» **Data entries**:
══════

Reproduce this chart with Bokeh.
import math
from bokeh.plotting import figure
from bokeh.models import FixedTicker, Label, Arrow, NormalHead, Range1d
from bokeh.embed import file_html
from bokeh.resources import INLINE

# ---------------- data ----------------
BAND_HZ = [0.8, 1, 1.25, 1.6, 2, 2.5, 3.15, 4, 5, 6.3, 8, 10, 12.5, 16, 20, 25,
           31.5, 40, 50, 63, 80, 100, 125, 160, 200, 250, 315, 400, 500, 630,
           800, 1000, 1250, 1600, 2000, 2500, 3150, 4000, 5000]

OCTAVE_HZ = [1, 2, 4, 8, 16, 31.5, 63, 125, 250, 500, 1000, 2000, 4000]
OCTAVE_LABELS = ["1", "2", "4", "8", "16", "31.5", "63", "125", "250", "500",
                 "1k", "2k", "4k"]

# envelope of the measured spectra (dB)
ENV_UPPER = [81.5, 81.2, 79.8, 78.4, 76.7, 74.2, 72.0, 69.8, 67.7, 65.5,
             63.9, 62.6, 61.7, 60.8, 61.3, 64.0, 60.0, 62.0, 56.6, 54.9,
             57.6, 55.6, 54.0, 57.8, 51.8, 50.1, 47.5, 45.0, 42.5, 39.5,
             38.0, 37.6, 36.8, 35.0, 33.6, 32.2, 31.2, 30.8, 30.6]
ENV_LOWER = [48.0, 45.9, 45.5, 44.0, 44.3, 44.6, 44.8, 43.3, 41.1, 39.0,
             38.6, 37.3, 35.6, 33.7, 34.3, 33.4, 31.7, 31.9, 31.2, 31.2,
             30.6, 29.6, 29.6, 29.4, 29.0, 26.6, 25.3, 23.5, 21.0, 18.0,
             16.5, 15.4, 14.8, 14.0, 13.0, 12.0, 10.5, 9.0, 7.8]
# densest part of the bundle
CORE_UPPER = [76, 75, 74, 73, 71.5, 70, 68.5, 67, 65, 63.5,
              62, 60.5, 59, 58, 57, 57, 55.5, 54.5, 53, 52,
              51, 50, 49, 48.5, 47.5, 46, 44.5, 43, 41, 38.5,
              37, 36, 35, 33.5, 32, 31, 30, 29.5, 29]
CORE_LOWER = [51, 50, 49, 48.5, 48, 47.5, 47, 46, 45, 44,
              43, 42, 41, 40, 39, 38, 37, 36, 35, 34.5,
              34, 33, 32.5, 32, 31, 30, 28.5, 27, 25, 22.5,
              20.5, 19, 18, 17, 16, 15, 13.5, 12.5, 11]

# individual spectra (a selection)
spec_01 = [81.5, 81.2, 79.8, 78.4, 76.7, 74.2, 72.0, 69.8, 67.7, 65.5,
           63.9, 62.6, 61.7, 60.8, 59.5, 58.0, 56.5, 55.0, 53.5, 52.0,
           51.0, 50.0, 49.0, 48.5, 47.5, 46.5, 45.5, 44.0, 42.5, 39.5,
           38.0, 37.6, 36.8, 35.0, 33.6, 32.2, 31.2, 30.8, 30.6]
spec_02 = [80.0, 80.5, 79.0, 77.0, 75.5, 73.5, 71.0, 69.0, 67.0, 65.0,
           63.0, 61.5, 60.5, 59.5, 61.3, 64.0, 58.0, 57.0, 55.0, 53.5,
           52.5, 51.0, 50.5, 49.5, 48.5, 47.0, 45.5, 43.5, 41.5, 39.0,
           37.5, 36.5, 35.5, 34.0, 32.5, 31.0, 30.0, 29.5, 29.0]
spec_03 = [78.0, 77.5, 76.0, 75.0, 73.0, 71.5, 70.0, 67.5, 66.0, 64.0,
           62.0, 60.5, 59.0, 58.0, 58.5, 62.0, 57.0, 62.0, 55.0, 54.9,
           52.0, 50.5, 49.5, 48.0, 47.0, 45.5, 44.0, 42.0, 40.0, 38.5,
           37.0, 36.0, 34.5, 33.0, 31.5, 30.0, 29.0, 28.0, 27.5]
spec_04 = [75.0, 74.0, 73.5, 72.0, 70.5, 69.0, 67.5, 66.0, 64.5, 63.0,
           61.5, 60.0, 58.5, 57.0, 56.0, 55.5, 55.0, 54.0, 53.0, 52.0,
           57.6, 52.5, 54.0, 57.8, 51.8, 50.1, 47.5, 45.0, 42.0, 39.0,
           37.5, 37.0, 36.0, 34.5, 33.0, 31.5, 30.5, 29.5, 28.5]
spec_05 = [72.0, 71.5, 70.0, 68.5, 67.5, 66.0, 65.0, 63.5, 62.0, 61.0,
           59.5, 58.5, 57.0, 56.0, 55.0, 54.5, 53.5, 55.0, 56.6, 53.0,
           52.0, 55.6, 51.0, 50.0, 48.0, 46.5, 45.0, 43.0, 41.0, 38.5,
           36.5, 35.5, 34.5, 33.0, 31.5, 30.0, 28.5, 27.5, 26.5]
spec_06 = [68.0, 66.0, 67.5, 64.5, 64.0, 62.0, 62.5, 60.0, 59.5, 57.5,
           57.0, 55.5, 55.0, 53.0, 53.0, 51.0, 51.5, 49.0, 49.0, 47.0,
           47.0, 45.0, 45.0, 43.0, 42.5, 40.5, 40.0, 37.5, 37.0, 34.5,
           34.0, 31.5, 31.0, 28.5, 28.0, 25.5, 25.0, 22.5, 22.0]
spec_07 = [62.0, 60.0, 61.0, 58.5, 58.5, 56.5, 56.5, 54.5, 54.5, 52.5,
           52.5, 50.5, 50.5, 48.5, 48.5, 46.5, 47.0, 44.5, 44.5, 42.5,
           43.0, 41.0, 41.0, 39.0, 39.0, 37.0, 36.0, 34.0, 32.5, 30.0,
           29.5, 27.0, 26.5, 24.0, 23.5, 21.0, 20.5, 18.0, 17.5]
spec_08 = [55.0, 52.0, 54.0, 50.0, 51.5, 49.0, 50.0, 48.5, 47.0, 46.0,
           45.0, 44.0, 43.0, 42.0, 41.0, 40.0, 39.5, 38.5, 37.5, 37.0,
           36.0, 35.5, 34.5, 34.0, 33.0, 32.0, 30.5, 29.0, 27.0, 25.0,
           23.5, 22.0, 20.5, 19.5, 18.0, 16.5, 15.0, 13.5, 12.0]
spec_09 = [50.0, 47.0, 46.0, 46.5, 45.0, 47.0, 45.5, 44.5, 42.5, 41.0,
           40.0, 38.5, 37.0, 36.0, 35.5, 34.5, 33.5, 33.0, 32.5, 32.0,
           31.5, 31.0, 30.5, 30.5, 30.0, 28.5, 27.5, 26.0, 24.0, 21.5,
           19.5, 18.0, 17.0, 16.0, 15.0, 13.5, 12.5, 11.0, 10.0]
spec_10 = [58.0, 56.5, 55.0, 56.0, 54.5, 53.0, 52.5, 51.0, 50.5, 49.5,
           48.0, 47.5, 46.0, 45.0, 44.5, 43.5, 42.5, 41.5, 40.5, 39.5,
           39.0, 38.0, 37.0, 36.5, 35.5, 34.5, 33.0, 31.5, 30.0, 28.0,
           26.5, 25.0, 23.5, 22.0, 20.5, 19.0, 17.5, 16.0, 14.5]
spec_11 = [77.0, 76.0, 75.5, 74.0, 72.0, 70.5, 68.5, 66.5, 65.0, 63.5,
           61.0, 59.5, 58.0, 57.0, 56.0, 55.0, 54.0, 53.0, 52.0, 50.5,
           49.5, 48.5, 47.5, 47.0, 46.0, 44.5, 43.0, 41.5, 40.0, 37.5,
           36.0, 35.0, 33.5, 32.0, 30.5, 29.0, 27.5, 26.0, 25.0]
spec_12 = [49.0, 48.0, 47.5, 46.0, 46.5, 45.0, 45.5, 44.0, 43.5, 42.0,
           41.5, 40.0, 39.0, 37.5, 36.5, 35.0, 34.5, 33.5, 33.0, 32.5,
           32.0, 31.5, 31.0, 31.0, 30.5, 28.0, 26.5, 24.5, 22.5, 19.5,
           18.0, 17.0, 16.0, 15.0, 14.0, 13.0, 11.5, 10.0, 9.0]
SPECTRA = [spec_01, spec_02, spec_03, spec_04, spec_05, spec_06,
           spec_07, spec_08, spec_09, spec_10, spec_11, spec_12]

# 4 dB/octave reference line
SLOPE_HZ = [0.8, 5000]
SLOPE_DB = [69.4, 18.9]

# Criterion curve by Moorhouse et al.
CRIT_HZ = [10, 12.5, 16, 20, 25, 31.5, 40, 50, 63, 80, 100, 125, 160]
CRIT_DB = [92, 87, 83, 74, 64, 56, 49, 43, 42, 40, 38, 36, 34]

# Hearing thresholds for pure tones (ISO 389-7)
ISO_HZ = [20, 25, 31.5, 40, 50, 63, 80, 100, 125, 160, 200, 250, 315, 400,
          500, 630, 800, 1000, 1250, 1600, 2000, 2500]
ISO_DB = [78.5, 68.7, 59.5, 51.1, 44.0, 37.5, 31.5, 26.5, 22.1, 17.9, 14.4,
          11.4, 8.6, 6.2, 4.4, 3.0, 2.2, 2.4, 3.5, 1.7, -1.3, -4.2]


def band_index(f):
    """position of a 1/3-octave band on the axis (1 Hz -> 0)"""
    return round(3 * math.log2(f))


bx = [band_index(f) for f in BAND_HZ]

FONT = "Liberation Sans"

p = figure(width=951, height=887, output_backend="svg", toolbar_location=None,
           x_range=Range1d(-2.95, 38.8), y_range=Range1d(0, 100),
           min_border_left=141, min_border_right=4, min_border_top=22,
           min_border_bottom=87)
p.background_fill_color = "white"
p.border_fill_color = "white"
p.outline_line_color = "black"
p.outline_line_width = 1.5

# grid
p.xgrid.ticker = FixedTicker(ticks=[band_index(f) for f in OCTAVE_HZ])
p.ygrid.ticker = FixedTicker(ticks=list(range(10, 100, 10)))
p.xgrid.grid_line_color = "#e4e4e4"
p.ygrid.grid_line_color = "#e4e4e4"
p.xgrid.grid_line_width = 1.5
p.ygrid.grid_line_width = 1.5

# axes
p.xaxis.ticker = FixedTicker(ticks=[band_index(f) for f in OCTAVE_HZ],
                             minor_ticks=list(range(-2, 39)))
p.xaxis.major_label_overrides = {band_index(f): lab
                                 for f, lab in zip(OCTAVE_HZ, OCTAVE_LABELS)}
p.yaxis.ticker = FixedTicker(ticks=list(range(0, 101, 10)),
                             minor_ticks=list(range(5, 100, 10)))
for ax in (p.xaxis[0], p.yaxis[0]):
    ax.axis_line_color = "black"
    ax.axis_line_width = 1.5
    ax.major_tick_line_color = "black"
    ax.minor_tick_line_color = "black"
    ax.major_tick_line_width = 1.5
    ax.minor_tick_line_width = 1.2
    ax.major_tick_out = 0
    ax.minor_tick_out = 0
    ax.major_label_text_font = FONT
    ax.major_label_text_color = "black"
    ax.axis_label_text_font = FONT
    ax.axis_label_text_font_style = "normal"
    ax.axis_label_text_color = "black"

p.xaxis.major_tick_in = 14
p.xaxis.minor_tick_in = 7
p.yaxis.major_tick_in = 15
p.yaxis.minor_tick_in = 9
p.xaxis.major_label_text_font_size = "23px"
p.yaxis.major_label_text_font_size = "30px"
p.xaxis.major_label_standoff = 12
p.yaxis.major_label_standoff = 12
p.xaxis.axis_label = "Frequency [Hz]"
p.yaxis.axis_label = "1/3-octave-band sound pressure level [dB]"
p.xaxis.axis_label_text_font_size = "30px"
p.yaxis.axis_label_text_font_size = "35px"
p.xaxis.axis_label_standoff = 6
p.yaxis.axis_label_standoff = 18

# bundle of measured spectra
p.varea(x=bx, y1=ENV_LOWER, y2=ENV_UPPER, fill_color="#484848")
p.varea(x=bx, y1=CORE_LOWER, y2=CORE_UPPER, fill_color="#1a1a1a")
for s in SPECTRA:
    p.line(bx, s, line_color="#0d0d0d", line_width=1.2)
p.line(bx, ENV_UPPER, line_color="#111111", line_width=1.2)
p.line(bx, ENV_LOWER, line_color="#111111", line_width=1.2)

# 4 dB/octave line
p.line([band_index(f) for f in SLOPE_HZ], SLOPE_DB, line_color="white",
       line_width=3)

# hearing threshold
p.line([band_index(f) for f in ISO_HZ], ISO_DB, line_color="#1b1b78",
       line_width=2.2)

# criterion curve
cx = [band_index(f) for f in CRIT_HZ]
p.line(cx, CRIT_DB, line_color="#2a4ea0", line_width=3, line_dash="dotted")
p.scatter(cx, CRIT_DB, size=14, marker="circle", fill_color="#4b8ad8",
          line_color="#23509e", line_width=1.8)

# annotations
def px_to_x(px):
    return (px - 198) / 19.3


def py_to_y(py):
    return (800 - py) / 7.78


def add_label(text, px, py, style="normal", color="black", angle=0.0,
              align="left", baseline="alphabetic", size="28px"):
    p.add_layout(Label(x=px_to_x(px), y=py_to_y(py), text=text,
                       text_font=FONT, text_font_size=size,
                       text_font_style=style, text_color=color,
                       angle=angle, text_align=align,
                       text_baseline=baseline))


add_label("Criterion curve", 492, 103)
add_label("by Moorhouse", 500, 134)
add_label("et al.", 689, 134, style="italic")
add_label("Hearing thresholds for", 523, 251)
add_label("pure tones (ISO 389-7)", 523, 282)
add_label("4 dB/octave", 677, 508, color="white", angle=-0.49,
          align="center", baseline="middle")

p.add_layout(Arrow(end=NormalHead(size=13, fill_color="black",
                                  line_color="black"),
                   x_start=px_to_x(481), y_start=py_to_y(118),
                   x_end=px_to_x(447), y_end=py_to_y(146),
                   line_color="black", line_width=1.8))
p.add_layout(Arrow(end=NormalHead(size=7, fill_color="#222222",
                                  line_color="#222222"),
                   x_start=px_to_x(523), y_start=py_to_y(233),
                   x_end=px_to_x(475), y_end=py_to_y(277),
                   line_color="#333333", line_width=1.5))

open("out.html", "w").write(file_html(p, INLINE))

══════

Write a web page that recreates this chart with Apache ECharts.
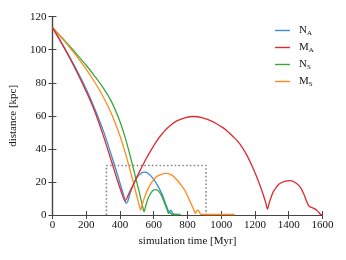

══════

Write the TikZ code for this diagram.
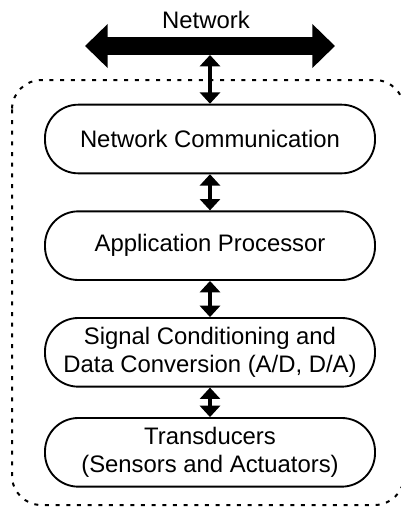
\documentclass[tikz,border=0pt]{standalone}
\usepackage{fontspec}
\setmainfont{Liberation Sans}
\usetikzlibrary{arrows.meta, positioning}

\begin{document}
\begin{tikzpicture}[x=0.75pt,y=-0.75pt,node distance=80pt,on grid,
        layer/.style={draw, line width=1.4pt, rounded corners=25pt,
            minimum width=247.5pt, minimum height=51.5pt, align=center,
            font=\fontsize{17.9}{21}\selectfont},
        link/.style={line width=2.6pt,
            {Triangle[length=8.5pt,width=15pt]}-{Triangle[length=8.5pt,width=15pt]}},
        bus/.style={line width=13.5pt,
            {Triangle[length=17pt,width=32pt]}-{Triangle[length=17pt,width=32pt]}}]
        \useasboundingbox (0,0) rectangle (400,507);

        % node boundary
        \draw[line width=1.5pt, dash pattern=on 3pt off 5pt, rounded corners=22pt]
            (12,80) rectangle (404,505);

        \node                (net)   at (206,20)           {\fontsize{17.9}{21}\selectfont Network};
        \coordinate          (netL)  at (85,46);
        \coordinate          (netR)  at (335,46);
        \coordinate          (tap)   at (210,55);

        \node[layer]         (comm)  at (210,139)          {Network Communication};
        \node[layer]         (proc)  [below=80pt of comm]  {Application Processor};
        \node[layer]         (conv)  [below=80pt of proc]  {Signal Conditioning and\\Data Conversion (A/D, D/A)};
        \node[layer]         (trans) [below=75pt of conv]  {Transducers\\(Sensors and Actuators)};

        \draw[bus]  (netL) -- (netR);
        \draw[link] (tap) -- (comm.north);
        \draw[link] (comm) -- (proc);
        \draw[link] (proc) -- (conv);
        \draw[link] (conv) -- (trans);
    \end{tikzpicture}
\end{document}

══════

» **Exercise brief**: Beginning with the line that contains "Reproduce this chart with Bokeh." and ending with the line that contains "from bokeh.resources import INLINE", repeat exactly those lines and no others.

» **The reply**:
Reproduce this chart with Bokeh.
import math
from bokeh.plotting import figure
from bokeh.models import FixedTicker, Label, Arrow, NormalHead, Range1d
from bokeh.embed import file_html
from bokeh.resources import INLINE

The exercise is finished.